USA TODAY US Edition

Car-buying on a credit card has risks

If you charge, pay it back quickly

- Christy Bieber

Buying a car is an expensive endeavor.

Because cars are so costly, paying for a car with a credit card may seem tempting so you can earn a lot of credit-card rewards points.

But whether you can actually pay for a car with a credit card depends on your situation.

Whether you can charge your car will depend upon the policies of the dealer you buy from.

Most dealers do accept credit cards, but cap the amount you can pay on your card.

When we bought my husband’s car, we were capped at charging $5,000 of it, which is a common limit.

Some dealers let you charge the full cost of a car

A small minority of dealers will accept a credit card for the whole amount.

You’re more likely to find this when using a credit card affiliated with the car maker, such as buying a Lexus car with a Lexus credit card.

If your credit card has an auto purchasing program – as American Express does – then buying through that program maximizes your chances the dealer will accept your card as payment for the entire purchase.

For most dealers, however, strict caps are in place because of the fees credit card processors charge.

Your dealer doesn’t want to be stuck with a 2 percent to 3 percent fee on the entire purchase price of the vehicle, so they’ll impose limits on what you charge because of it.

Another option for buying a car won’t get you rewards points, but it possibly could make your car purchase cheaper.

That option is to use a balance transfer to pay for your car.

Many credit-card companies provide balance-transfer checks.

While technicall­y intended to allow you to pay off existing debt and transfer the balance to a new card, the checks can be deposited into your bank account and used for any purpose – including buying a car.

In fact, I purchased my car using balance-transfer checks when I was in law school.

The benefit of using balance-transfer checks is that most cards offer a special promotiona­l zero percent interest rate for your transferre­d balance.

This promotiona­l rate typically lasts anywhere from six months to 18 months.

In my case, it lasted 12 months. That gave me 12 months to pay off my car at 0 percent interest, which was a much better deal than an auto loan.

If you’re going to use balance-transfer checks, be aware that some cards charge a fee – typically of about 3 percent – to transfer your balance.

Still, that fee could still be cheaper than a car loan.

You also need to have enough available credit to pay for the car, and be prepared that your interest rate will increase substantia­lly if you haven’t paid off the card by the time the promotiona­l rate expires.

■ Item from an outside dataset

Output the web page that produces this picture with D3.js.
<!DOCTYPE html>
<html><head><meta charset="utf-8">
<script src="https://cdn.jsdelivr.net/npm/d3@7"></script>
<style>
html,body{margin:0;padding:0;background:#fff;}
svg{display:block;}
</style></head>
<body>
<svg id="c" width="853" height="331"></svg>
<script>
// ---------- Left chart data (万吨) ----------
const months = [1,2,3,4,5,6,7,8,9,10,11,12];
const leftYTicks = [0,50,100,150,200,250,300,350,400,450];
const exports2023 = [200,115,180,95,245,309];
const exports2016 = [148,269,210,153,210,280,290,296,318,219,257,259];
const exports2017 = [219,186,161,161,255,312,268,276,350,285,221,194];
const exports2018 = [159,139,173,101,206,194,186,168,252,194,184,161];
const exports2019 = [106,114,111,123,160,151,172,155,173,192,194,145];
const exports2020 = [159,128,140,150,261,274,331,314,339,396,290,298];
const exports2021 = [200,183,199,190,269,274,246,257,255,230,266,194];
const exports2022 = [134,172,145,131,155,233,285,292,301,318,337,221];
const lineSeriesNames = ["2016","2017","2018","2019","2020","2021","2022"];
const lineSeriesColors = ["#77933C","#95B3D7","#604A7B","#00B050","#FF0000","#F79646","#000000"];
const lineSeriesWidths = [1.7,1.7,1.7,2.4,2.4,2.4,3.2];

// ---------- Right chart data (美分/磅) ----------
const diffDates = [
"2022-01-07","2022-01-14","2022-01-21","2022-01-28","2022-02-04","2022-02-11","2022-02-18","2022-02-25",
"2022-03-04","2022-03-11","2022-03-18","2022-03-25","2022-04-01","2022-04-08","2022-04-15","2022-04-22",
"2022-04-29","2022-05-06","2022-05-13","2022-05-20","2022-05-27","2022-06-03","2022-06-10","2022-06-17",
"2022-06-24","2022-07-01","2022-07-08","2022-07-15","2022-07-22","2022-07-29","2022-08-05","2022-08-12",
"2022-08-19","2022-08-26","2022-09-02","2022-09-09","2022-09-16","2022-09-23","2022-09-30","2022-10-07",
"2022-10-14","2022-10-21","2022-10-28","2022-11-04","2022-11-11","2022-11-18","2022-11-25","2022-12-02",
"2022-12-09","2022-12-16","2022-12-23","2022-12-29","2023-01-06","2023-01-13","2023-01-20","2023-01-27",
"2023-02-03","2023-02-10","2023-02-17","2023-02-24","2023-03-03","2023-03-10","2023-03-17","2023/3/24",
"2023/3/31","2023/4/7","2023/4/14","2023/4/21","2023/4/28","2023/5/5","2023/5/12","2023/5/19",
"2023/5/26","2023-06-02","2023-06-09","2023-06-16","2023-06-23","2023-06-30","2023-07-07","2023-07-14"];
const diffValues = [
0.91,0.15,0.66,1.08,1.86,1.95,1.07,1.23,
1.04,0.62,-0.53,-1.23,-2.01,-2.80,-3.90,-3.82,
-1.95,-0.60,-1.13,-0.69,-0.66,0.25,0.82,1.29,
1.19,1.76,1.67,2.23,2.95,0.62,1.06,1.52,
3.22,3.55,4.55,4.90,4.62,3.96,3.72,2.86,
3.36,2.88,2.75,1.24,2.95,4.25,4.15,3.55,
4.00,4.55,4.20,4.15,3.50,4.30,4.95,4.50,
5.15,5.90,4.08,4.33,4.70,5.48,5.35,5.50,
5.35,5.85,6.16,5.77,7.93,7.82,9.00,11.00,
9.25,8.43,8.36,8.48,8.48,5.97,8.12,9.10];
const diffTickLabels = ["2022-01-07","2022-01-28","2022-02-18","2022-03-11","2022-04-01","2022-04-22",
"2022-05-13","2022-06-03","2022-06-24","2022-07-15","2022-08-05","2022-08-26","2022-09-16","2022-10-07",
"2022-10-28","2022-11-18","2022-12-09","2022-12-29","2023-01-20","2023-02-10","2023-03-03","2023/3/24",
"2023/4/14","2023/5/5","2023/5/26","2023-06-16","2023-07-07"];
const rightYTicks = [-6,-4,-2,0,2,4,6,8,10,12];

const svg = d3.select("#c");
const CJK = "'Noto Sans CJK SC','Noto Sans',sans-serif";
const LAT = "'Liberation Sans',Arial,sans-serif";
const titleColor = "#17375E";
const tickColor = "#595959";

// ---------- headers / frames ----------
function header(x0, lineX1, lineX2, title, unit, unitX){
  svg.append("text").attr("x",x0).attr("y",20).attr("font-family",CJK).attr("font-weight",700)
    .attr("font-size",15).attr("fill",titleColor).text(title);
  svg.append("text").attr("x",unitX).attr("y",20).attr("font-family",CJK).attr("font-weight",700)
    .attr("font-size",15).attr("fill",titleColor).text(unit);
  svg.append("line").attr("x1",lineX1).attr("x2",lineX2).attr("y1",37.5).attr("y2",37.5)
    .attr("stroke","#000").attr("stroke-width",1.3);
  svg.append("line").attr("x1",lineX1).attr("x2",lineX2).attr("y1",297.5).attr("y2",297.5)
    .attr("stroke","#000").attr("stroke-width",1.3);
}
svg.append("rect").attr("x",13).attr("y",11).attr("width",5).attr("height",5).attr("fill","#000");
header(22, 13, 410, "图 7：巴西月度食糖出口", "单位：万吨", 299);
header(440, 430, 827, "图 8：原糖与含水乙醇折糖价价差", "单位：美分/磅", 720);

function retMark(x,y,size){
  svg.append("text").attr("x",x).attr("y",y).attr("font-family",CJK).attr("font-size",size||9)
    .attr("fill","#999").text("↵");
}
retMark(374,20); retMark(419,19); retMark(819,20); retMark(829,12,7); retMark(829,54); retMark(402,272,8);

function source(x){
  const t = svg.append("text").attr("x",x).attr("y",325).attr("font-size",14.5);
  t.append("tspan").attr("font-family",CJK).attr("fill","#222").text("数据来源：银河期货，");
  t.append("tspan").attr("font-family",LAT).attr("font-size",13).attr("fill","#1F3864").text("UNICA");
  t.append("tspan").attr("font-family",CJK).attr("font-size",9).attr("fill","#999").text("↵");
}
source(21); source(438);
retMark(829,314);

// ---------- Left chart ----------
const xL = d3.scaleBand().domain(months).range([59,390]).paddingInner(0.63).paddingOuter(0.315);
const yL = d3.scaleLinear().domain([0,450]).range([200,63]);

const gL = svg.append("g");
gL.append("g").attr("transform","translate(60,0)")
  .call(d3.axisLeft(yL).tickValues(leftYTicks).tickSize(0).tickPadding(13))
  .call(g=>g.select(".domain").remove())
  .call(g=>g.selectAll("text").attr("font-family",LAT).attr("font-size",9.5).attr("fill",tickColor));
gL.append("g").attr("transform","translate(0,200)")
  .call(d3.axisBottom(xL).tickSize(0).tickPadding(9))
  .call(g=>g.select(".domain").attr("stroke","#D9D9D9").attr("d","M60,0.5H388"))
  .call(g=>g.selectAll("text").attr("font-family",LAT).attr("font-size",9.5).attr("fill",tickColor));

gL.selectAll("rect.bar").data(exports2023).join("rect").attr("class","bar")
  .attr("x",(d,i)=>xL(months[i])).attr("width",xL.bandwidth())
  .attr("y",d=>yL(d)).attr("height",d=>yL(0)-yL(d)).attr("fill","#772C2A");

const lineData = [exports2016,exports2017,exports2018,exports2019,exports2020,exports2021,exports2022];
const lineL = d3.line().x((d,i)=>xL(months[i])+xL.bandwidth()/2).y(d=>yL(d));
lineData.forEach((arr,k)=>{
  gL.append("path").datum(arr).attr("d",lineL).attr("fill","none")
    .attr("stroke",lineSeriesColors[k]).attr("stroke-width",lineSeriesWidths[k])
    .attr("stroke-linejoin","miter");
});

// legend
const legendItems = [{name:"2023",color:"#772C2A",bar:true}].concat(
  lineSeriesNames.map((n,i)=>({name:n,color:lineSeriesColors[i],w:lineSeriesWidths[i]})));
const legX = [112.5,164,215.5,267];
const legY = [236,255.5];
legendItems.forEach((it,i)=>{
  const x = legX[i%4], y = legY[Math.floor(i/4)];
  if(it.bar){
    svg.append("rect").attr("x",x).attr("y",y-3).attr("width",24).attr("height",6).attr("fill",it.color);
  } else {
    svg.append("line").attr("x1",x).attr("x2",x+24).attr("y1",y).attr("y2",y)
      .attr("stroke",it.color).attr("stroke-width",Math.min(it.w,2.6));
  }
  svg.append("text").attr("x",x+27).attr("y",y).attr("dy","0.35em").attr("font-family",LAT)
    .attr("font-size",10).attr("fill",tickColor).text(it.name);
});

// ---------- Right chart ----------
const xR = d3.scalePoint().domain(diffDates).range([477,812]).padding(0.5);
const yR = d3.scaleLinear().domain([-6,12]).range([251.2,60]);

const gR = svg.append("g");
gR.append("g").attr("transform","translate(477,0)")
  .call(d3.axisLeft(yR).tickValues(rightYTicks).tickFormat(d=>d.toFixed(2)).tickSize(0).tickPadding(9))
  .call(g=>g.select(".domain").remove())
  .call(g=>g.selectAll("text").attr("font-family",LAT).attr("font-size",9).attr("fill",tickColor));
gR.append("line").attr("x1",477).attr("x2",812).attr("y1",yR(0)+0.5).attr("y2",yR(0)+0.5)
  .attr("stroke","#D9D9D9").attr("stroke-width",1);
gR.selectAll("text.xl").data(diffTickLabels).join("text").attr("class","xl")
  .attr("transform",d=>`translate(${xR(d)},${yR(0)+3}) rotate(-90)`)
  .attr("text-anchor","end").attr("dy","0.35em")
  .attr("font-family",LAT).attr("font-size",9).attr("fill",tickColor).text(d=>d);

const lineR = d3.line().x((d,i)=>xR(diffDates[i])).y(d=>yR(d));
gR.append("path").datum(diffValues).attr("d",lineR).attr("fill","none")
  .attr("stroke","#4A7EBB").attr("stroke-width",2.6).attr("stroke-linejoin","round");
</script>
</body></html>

Don’t charge the car unless you’ll pay it back

Whether you charge some or all of your car on a card to get rewards points or use a balance-transfer offer to put your car on your card and pay off what you owe at zero percent interest, it is imperative you only buy a car on a card if you can pay back the card.

The regular interest rate on a credit card is going to be far higher than the interest rate on an auto loan.

And any points you might earn on the transactio­n will be worth much less than the interest you have to pay.

Have the money set aside to pay off the card when you get your statement if you’re charging it, or have a solid plan to pay off the transferre­d balance before the promotiona­l rate ends.

If you are able to find a dealer who will allow you to charge your car, and if you can pay back the amount you charge when the bill is due, buying a car with a credit card can be a really smart way to earn a lot of rewards.

Just be sure you don’t charge a car and end up paying a fortune in credit-card interest if you can’t pay back the borrowed money right away.